[begin Data extract]
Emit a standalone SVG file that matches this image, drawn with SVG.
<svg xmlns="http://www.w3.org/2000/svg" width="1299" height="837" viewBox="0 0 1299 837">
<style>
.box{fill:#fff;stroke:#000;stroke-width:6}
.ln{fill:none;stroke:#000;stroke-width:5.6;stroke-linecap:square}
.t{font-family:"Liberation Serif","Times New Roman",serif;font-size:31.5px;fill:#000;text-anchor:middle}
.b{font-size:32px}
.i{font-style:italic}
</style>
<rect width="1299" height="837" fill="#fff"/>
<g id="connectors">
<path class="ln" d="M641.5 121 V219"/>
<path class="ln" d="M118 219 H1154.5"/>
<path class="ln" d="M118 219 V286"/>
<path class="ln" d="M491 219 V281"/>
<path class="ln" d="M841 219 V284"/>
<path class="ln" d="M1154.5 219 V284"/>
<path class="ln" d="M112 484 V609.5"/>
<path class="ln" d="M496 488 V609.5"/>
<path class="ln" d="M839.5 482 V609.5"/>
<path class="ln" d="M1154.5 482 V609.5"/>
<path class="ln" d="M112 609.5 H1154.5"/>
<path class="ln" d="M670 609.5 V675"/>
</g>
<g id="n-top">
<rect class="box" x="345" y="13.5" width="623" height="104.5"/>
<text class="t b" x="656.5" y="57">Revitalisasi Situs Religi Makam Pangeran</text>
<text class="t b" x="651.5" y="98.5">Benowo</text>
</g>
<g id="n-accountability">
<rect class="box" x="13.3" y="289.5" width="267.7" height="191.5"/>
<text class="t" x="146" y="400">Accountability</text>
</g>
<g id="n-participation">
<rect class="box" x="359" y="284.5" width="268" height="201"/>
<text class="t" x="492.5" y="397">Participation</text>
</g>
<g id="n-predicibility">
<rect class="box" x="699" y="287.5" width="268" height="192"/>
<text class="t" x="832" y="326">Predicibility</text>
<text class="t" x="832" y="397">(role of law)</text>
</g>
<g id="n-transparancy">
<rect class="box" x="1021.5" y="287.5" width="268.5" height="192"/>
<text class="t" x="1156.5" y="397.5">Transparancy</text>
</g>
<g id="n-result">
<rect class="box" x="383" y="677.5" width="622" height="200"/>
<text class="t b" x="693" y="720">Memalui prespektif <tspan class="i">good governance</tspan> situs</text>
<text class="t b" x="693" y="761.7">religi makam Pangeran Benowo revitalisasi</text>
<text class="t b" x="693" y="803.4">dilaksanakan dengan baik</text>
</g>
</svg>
[end Data extract]
> [Required work]:
Every line above should be retyped exactly as given.

> [Problem solution]:
Emit a standalone SVG file that matches this image, drawn with SVG.
<svg xmlns="http://www.w3.org/2000/svg" width="1299" height="837" viewBox="0 0 1299 837">
<style>
.box{fill:#fff;stroke:#000;stroke-width:6}
.ln{fill:none;stroke:#000;stroke-width:5.6;stroke-linecap:square}
.t{font-family:"Liberation Serif","Times New Roman",serif;font-size:31.5px;fill:#000;text-anchor:middle}
.b{font-size:32px}
.i{font-style:italic}
</style>
<rect width="1299" height="837" fill="#fff"/>
<g id="connectors">
<path class="ln" d="M641.5 121 V219"/>
<path class="ln" d="M118 219 H1154.5"/>
<path class="ln" d="M118 219 V286"/>
<path class="ln" d="M491 219 V281"/>
<path class="ln" d="M841 219 V284"/>
<path class="ln" d="M1154.5 219 V284"/>
<path class="ln" d="M112 484 V609.5"/>
<path class="ln" d="M496 488 V609.5"/>
<path class="ln" d="M839.5 482 V609.5"/>
<path class="ln" d="M1154.5 482 V609.5"/>
<path class="ln" d="M112 609.5 H1154.5"/>
<path class="ln" d="M670 609.5 V675"/>
</g>
<g id="n-top">
<rect class="box" x="345" y="13.5" width="623" height="104.5"/>
<text class="t b" x="656.5" y="57">Revitalisasi Situs Religi Makam Pangeran</text>
<text class="t b" x="651.5" y="98.5">Benowo</text>
</g>
<g id="n-accountability">
<rect class="box" x="13.3" y="289.5" width="267.7" height="191.5"/>
<text class="t" x="146" y="400">Accountability</text>
</g>
<g id="n-participation">
<rect class="box" x="359" y="284.5" width="268" height="201"/>
<text class="t" x="492.5" y="397">Participation</text>
</g>
<g id="n-predicibility">
<rect class="box" x="699" y="287.5" width="268" height="192"/>
<text class="t" x="832" y="326">Predicibility</text>
<text class="t" x="832" y="397">(role of law)</text>
</g>
<g id="n-transparancy">
<rect class="box" x="1021.5" y="287.5" width="268.5" height="192"/>
<text class="t" x="1156.5" y="397.5">Transparancy</text>
</g>
<g id="n-result">
<rect class="box" x="383" y="677.5" width="622" height="200"/>
<text class="t b" x="693" y="720">Memalui prespektif <tspan class="i">good governance</tspan> situs</text>
<text class="t b" x="693" y="761.7">religi makam Pangeran Benowo revitalisasi</text>
<text class="t b" x="693" y="803.4">dilaksanakan dengan baik</text>
</g>
</svg>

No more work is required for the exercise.